The exercise ::
Reproduce the lines exactly, beginning with the line that has "Output the Python" and ending with the line that has "plt.rcParams['mathtext.default'] = 'bf'". Images are left out.

Data provided ::
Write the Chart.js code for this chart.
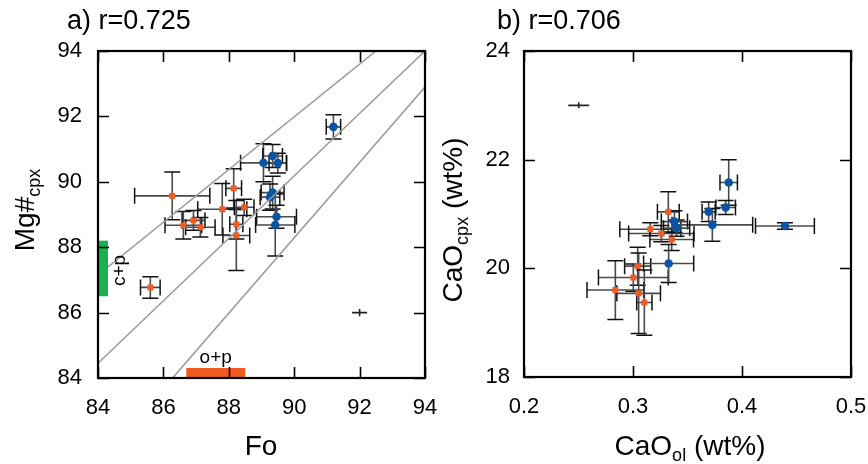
<!DOCTYPE html>
<html>
<head>
<meta charset="utf-8">
<script src="https://cdn.jsdelivr.net/npm/chart.js@4.4.1/dist/chart.umd.min.js"></script>
<style>
  html, body { margin: 0; padding: 0; background: #fff; }
  #wrap { position: relative; width: 868px; height: 464px; overflow: hidden; }
  canvas { position: absolute; top: 0; }
</style>
</head>
<body>
<div id="wrap">
  <canvas id="chartA" width="460" height="464" style="left:0"></canvas>
  <canvas id="chartB" width="434" height="464" style="left:434px"></canvas>
</div>
<script>
const FONT = "'Liberation Sans', Arial, Helvetica, sans-serif";
const ORANGE = '#f15a22';
const BLUE = '#0a55a3';

// panel a: Fo (olivine) vs Mg# cpx
const foOrange    = [86.27, 86.61, 86.92, 87.13, 87.80, 88.15, 88.47, 88.23, 88.23, 85.60];
const mgOrange    = [89.57, 88.67, 88.82, 88.61, 89.16, 89.80, 89.22, 88.70, 88.36, 86.77];
const foOrangeErr = [1.15, 0.56, 0.35, 0.45, 0.75, 0.24, 0.30, 0.20, 0.41, 0.30];
const mgOrangeErr = [0.73, 0.42, 0.30, 0.30, 0.79, 0.60, 0.25, 0.45, 1.07, 0.33];
const foBlue    = [91.20, 89.06, 89.34, 89.50, 89.34, 89.26, 89.46, 89.42];
const mgBlue    = [91.68, 90.58, 90.79, 90.57, 89.67, 89.53, 88.93, 88.68];
const foBlueErr = [0.22, 0.70, 0.30, 0.27, 0.35, 0.30, 0.61, 0.60];
const mgBlueErr = [0.37, 0.58, 0.35, 0.30, 0.50, 0.40, 0.35, 0.95];
const refFo = [92], refMg = [86], refFoErr = [0.23], refMgErr = [0.11];
// equilibrium lines, end points
const kdLinesFo = [[84, 92.5], [84, 94], [86.28, 94]];
const kdLinesMg = [[87.15, 94], [84.45, 94], [84, 92.9]];
const cpRangeMg = [86.5, 88.2];
const opRangeFo = [86.7, 88.5];

// panel b: CaO olivine vs CaO cpx
const caOlOrange     = [0.3324, 0.3159, 0.3260, 0.3355, 0.3043, 0.3003, 0.2838, 0.3052, 0.3104];
const caCpxOrange    = [21.04, 20.72, 20.64, 20.53, 20.04, 19.83, 19.60, 19.54, 19.37];
const caOlOrangeErr  = [0.010, 0.028, 0.030, 0.020, 0.012, 0.032, 0.026, 0.020, 0.007];
const caCpxOrangeErr = [0.37, 0.12, 0.15, 0.20, 0.35, 0.25, 0.54, 0.74, 0.60];
const caOlBlue     = [0.3878, 0.3850, 0.3694, 0.3728, 0.4394, 0.3380, 0.3400, 0.3327];
const caCpxBlue    = [21.58, 21.12, 21.04, 20.80, 20.78, 20.86, 20.74, 20.09];
const caOlBlueErr  = [0.008, 0.009, 0.006, 0.037, 0.027, 0.012, 0.012, 0.023];
const caCpxBlueErr = [0.42, 0.13, 0.18, 0.30, 0.06, 0.20, 0.15, 0.35];
const refCaOl = [0.2502], refCaCpx = [23.0], refCaOlErr = [0.0096], refCaCpxErr = [0.055];

const pts = (xs, ys) => xs.map((v, i) => ({x: v, y: ys[i]}));

// error bars drawn under the markers
const errorBars = {
  id: 'errorBars',
  beforeDatasetsDraw(chart) {
    const {ctx, scales: {x, y}} = chart;
    ctx.save();
    chart.data.datasets.forEach(ds => {
      if (!ds.xErr) return;
      const cap = ds.cap || 0;
      ds.data.forEach((p, i) => {
        const px = x.getPixelForValue(p.x), py = y.getPixelForValue(p.y);
        const xl = x.getPixelForValue(p.x - ds.xErr[i]), xr = x.getPixelForValue(p.x + ds.xErr[i]);
        const yt = y.getPixelForValue(p.y + ds.yErr[i]), yb = y.getPixelForValue(p.y - ds.yErr[i]);
        ctx.strokeStyle = cap ? '#4a4a4a' : '#222';
        ctx.lineWidth = 1.6;
        ctx.beginPath();
        ctx.moveTo(xl, py); ctx.lineTo(xr, py);
        ctx.moveTo(px, yt); ctx.lineTo(px, yb);
        ctx.stroke();
        if (cap) {
          ctx.strokeStyle = '#111';
          ctx.lineWidth = 1.5;
          ctx.beginPath();
          ctx.moveTo(xl, py - cap); ctx.lineTo(xl, py + cap);
          ctx.moveTo(xr, py - cap); ctx.lineTo(xr, py + cap);
          ctx.moveTo(px - cap, yt); ctx.lineTo(px + cap, yt);
          ctx.moveTo(px - cap, yb); ctx.lineTo(px + cap, yb);
          ctx.stroke();
        }
      });
    });
    ctx.restore();
  }
};

function drawRich(ctx, parts, cx, cy, rot) {
  ctx.save();
  ctx.translate(cx, cy);
  ctx.rotate(rot);
  let w = 0;
  parts.forEach(p => { ctx.font = p[1] + 'px ' + FONT; w += ctx.measureText(p[0]).width; });
  let x = -w / 2;
  ctx.fillStyle = '#000';
  ctx.textAlign = 'left';
  ctx.textBaseline = 'alphabetic';
  parts.forEach(p => {
    ctx.font = p[1] + 'px ' + FONT;
    ctx.fillText(p[0], x, 10 + p[2]);
    x += ctx.measureText(p[0]).width;
  });
  ctx.restore();
}

// frame, inward ticks, titles
const deco = {
  id: 'deco',
  afterDraw(chart, args, o) {
    const {ctx, chartArea: a, scales: {x, y}} = chart;
    ctx.save();
    if (o.bands) o.bands(chart);
    ctx.strokeStyle = '#000';
    ctx.lineWidth = 1.6;
    ctx.beginPath();
    x.ticks.forEach(t => {
      const px = Math.round(x.getPixelForValue(t.value)) + 0.5;
      ctx.moveTo(px, a.bottom); ctx.lineTo(px, a.bottom - 11);
      ctx.moveTo(px, a.top); ctx.lineTo(px, a.top + 11);
    });
    y.ticks.forEach(t => {
      const py = Math.round(y.getPixelForValue(t.value)) + 0.5;
      ctx.moveTo(a.left, py); ctx.lineTo(a.left + 11, py);
      ctx.moveTo(a.right, py); ctx.lineTo(a.right - 11, py);
    });
    ctx.stroke();
    ctx.lineWidth = 2.2;
    ctx.strokeRect(a.left, a.top, a.right - a.left, a.bottom - a.top);
    ctx.fillStyle = '#000';
    ctx.font = '27px ' + FONT;
    ctx.textAlign = 'left';
    ctx.textBaseline = 'alphabetic';
    ctx.fillText(o.title, o.titleX, 29);
    drawRich(ctx, o.xTitle, o.xTitlePos[0], o.xTitlePos[1], 0);
    drawRich(ctx, o.yTitle, o.yTitlePos[0], o.yTitlePos[1], -Math.PI / 2);
    ctx.restore();
  }
};

function scales(xMin, xMax, xStep, yMin, yMax, yStep, yWidth, xHeight, xDec, yPad) {
  const tickFont = {family: FONT, size: 22};
  return {
    x: {
      type: 'linear', min: xMin, max: xMax,
      ticks: {stepSize: xStep, font: tickFont, color: '#000', padding: 17, maxRotation: 0,
        callback: v => v.toFixed(xDec)},
      grid: {display: false, drawTicks: false},
      border: {display: false},
      afterFit(s) { s.height = xHeight; s.paddingRight = 0; s.paddingLeft = 0; }
    },
    y: {
      type: 'linear', min: yMin, max: yMax,
      ticks: {stepSize: yStep, font: tickFont, color: '#000', padding: yPad,
        callback: v => v.toFixed(0)},
      grid: {display: false, drawTicks: false},
      border: {display: false},
      afterFit(s) { s.width = yWidth; s.paddingTop = 0; s.paddingBottom = 0; }
    }
  };
}

function pointSets(xs, ys, xe, ye, style, color, r) {
  return {
    data: pts(xs, ys), xErr: xe, yErr: ye, cap: 8,
    pointStyle: style, pointRadius: r, backgroundColor: color, borderWidth: 0
  };
}

// panel a
const lineSets = kdLinesFo.map((fo, i) => ({
  type: 'line', data: pts(fo, kdLinesMg[i]), borderColor: '#9b9b9b', borderWidth: 1.6,
  pointRadius: 0, fill: false, showLine: true
}));

new Chart(document.getElementById('chartA'), {
  type: 'scatter',
  data: {
    datasets: [
      ...lineSets,
      {data: pts(refFo, refMg), xErr: refFoErr, yErr: refMgErr, cap: 0, pointRadius: 0},
      pointSets(foOrange, mgOrange, foOrangeErr, mgOrangeErr, 'rect', ORANGE, 4.2),
      pointSets(foBlue, mgBlue, foBlueErr, mgBlueErr, 'circle', BLUE, 4.3)
    ]
  },
  options: {
    responsive: false,
    animation: false,
    events: [],
    layout: {padding: {left: 0, right: 35, top: 51, bottom: 0}},
    scales: scales(84, 94, 2, 84, 94, 2, 98, 86, 0, 16),
    plugins: {
      legend: {display: false},
      tooltip: {enabled: false},
      deco: {
        title: 'a) r=0.725', titleX: 67,
        xTitle: [['Fo', 28, 0]], xTitlePos: [261, 445],
        yTitle: [['Mg#', 28, 0], ['cpx', 18, 6]], yTitlePos: [24, 210],
        bands(chart) {
          const {ctx, chartArea: a, scales: {x, y}} = chart;
          const yt = y.getPixelForValue(cpRangeMg[1]), yb = y.getPixelForValue(cpRangeMg[0]);
          ctx.fillStyle = '#1db04f';
          ctx.fillRect(a.left, yt, 10, yb - yt);
          const xl = x.getPixelForValue(opRangeFo[0]), xr = x.getPixelForValue(opRangeFo[1]);
          ctx.fillStyle = ORANGE;
          ctx.fillRect(xl, a.bottom - 10, xr - xl, 10);
          ctx.fillStyle = '#000';
          ctx.font = '19px ' + FONT;
          ctx.textAlign = 'center';
          ctx.textBaseline = 'middle';
          ctx.fillText('o+p', (xl + xr) / 2, a.bottom - 20);
          ctx.save();
          ctx.translate(a.left + 22, (yt + yb) / 2 + 2);
          ctx.rotate(-Math.PI / 2);
          ctx.fillText('c+p', 0, 0);
          ctx.restore();
        }
      }
    }
  },
  plugins: [errorBars, deco]
});

// panel b
new Chart(document.getElementById('chartB'), {
  type: 'scatter',
  data: {
    datasets: [
      {data: pts(refCaOl, refCaCpx), xErr: refCaOlErr, yErr: refCaCpxErr, cap: 0, pointRadius: 0},
      pointSets(caOlOrange, caCpxOrange, caOlOrangeErr, caCpxOrangeErr, 'rect', ORANGE, 4.2),
      pointSets(caOlBlue, caCpxBlue, caOlBlueErr, caCpxBlueErr, 'circle', BLUE, 4.3)
    ]
  },
  options: {
    responsive: false,
    animation: false,
    events: [],
    layout: {padding: {left: 0, right: 17, top: 51, bottom: 0}},
    scales: scales(0.2, 0.5, 0.1, 18, 24, 2, 90, 87, 1, 14),
    plugins: {
      legend: {display: false},
      tooltip: {enabled: false},
      deco: {
        title: 'b) r=0.706', titleX: 63,
        xTitle: [['CaO', 28, 0], ['ol', 18, 6], [' (wt%)', 28, 0]], xTitlePos: [256, 445],
        yTitle: [['CaO', 28, 0], ['cpx', 18, 6], [' (wt%)', 28, 0]], yTitlePos: [18, 220]
      }
    }
  },
  plugins: [errorBars, deco]
});
</script>
</body>
</html>
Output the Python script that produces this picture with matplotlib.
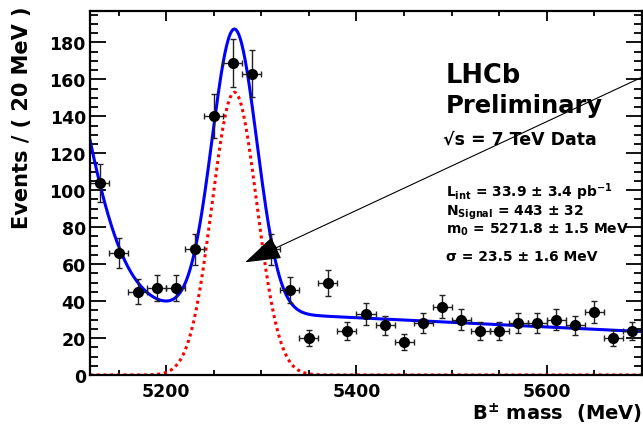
import numpy as np
import matplotlib
matplotlib.use('Agg')
import matplotlib.pyplot as plt
from matplotlib.ticker import MultipleLocator

plt.rcParams['font.family'] = ['DejaVu Sans']
plt.rcParams['font.weight'] = 'bold'
plt.rcParams['axes.labelweight'] = 'bold'
plt.rcParams['mathtext.default'] = 'bf'

# binned data (20 MeV bins)
mass = [5130, 5150, 5170, 5190, 5210, 5230, 5250, 5270, 5290, 5310,
        5330, 5350, 5370, 5390, 5410, 5430, 5450, 5470, 5490, 5510,
        5530, 5550, 5570, 5590, 5610, 5630, 5650, 5670, 5690]
events = [104, 66, 45, 47, 47, 68, 140, 169, 163, 68,
          46, 20, 50, 24, 33, 27, 18, 28, 37, 30,
          24, 24, 28, 28, 30, 27, 34, 20, 24]
bin_half = 10

# fit components
m0 = 5271.8
sigma = 23.5
sig_peak = 153
lin_at_5120 = 38.0
lin_slope = -0.025
low_peak = 213.0
low_mean = 5056.0
low_width = 48.5

x = np.linspace(5120, 5700, 1000)
signal = sig_peak * np.exp(-0.5 * ((x - m0) / sigma) ** 2)
background = lin_at_5120 + lin_slope * (x - 5120) \
    + low_peak * np.exp(-0.5 * ((x - low_mean) / low_width) ** 2)
total = signal + background

fig = plt.figure(figsize=(6.43, 4.35), dpi=100)
ax = fig.add_axes([90 / 643, 59 / 435, 552 / 643, 364 / 435])

ax.plot(x, signal, color='red', lw=2.2, ls=(0, (1, 1.2)))
ax.plot(x, total, color='blue', lw=2.2)
ax.errorbar(mass, events, yerr=np.sqrt(events), xerr=bin_half, fmt='o',
            color='black', ecolor='#222222', ms=7, elinewidth=1,
            capsize=2, capthick=1)

ax.set_xlim(5120, 5700)
ax.set_ylim(0, 197)

ax.xaxis.set_major_locator(MultipleLocator(200))
ax.xaxis.set_minor_locator(MultipleLocator(50))
ax.yaxis.set_major_locator(MultipleLocator(20))
ax.yaxis.set_minor_locator(MultipleLocator(5))
ax.tick_params(which='both', direction='in', top=True, right=True,
               labelsize=12.5, width=1.3)
ax.tick_params(axis='x', which='major', length=7.5, pad=5)
ax.tick_params(axis='x', which='minor', length=3.8)
ax.tick_params(axis='y', which='major', length=11.5, pad=3)
ax.tick_params(axis='y', which='minor', length=5.8)
for s in ax.spines.values():
    s.set_linewidth(1.6)

ax.set_xlabel('B$^{\\pm}$ mass  (MeV)', fontsize=14, fontweight='bold', ha='right')
ax.xaxis.set_label_coords(1.0, -0.07)
ax.set_ylabel('Events / ( 20 MeV )', fontsize=15, fontweight='bold')
ax.yaxis.set_label_coords(-0.105, 0.71)

tx = 0.645
ax.text(tx, 0.805, 'LHCb', fontsize=18.5, transform=ax.transAxes, va='baseline')
ax.text(tx, 0.7225, 'Preliminary', fontsize=17.5, transform=ax.transAxes, va='baseline')
ax.text(tx - 0.006, 0.635, '\u221as = 7 TeV Data', fontsize=12.5,
        transform=ax.transAxes, va='baseline')
ax.text(tx, 0.491, 'L$_{int}$ = 33.9 \u00b1 3.4 pb$^{-1}$', fontsize=10,
        transform=ax.transAxes, va='baseline')
ax.text(tx, 0.441, 'N$_{Signal}$ = 443 \u00b1 32', fontsize=10,
        transform=ax.transAxes, va='baseline')
ax.text(tx, 0.391, 'm$_{0}$ = 5271.8 \u00b1 1.5 MeV', fontsize=10,
        transform=ax.transAxes, va='baseline')
ax.text(tx, 0.316, '\u03c3 = 23.5 \u00b1 1.6 MeV', fontsize=10,
        transform=ax.transAxes, va='baseline')

ax.annotate('', xy=(5283, 61), xycoords='data',
            xytext=(1.004, 0.821), textcoords='axes fraction',
            annotation_clip=False,
            arrowprops=dict(arrowstyle='-|>,head_length=2.3,head_width=0.76',
                            color='black', lw=0.8, shrinkA=0, shrinkB=0))

fig.savefig('out.png', dpi=100)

Result of the task ::
Output the Python script that produces this picture with matplotlib.
import numpy as np
import matplotlib
matplotlib.use('Agg')
import matplotlib.pyplot as plt
from matplotlib.ticker import MultipleLocator

plt.rcParams['font.family'] = ['DejaVu Sans']
plt.rcParams['font.weight'] = 'bold'
plt.rcParams['axes.labelweight'] = 'bold'
plt.rcParams['mathtext.default'] = 'bf'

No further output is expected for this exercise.